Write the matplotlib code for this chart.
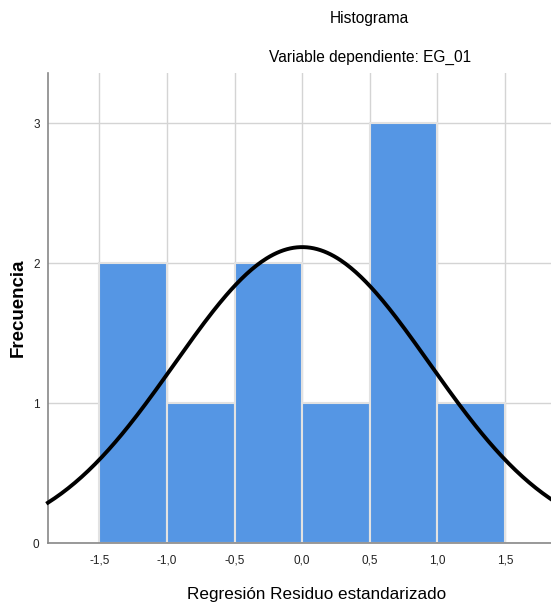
import numpy as np
import matplotlib.pyplot as plt

plt.rcParams['font.family'] = ['Liberation Sans', 'DejaVu Sans']

# histogram of standardized residuals (bin edges and counts)
bin_edges = [-1.5, -1.0, -0.5, 0.0, 0.5, 1.0, 1.5]
counts = [2, 1, 2, 1, 3, 1]
n_obs = 10
res_mean = 0.0
res_std = 0.943

x_ticks = [-1.5, -1.0, -0.5, 0.0, 0.5, 1.0, 1.5]
x_labels = ['-1,5', '-1,0', '-0,5', '0,0', '0,5', '1,0', '1,5']
y_ticks = [0, 1, 2, 3]

fig = plt.figure(figsize=(5.51, 6.07), dpi=100)
ax = fig.add_axes([0.087, 0.105, 0.913, 0.775])

ax.set_xlim(-1.88, 1.84)
ax.set_ylim(0, 3.36)

ax.set_xticks(x_ticks)
ax.set_yticks(y_ticks)
ax.grid(True, color='#d4d4d4', linewidth=1.0)
ax.set_axisbelow(True)

widths = np.diff(bin_edges)
ax.bar(bin_edges[:-1], counts, width=widths, align='edge',
       color='#5596e4', edgecolor='#e2e2e2', linewidth=1.5, zorder=2)

# normal curve scaled to counts
xs = np.linspace(-1.88, 1.84, 300)
bw = widths[0]
ys = n_obs * bw / (res_std * np.sqrt(2 * np.pi)) * np.exp(-0.5 * ((xs - res_mean) / res_std) ** 2)
ax.plot(xs, ys, color='black', linewidth=2.8, zorder=3, clip_on=False)

ax.set_xticklabels(x_labels)
ax.tick_params(axis='both', length=0, labelsize=8.5, colors='#222222')
ax.tick_params(axis='x', pad=8)
ax.tick_params(axis='y', pad=6)

for s in ['top', 'right']:
    ax.spines[s].set_visible(False)
for s in ['left', 'bottom']:
    ax.spines[s].set_color('#888888')
    ax.spines[s].set_linewidth(1.2)

fig.text(0.575, 0.020, 'Regresión Residuo estandarizado', ha='center', va='center', fontsize=12.3)
fig.text(0.033, 0.493, 'Frecuencia', rotation=90, ha='center', va='center',
         fontsize=13.5, fontweight='bold')

fig.text(0.671, 0.969, 'Histograma', ha='center', va='center', fontsize=11.2)
fig.text(0.671, 0.906, 'Variable dependiente: EG_01', ha='center', va='center', fontsize=11.2)

fig.savefig('out.png', dpi=100)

| Stated goal |
Please restate the material above line by line, exactly, beginning at its first line and ending with the line that contains "color='#5596e4', edgecolor='#e2e2e2', linewidth=1.5, zorder=2)", without any pictures.

| Final result |
Write the matplotlib code for this chart.
import numpy as np
import matplotlib.pyplot as plt

plt.rcParams['font.family'] = ['Liberation Sans', 'DejaVu Sans']

# histogram of standardized residuals (bin edges and counts)
bin_edges = [-1.5, -1.0, -0.5, 0.0, 0.5, 1.0, 1.5]
counts = [2, 1, 2, 1, 3, 1]
n_obs = 10
res_mean = 0.0
res_std = 0.943

x_ticks = [-1.5, -1.0, -0.5, 0.0, 0.5, 1.0, 1.5]
x_labels = ['-1,5', '-1,0', '-0,5', '0,0', '0,5', '1,0', '1,5']
y_ticks = [0, 1, 2, 3]

fig = plt.figure(figsize=(5.51, 6.07), dpi=100)
ax = fig.add_axes([0.087, 0.105, 0.913, 0.775])

ax.set_xlim(-1.88, 1.84)
ax.set_ylim(0, 3.36)

ax.set_xticks(x_ticks)
ax.set_yticks(y_ticks)
ax.grid(True, color='#d4d4d4', linewidth=1.0)
ax.set_axisbelow(True)

widths = np.diff(bin_edges)
ax.bar(bin_edges[:-1], counts, width=widths, align='edge',
       color='#5596e4', edgecolor='#e2e2e2', linewidth=1.5, zorder=2)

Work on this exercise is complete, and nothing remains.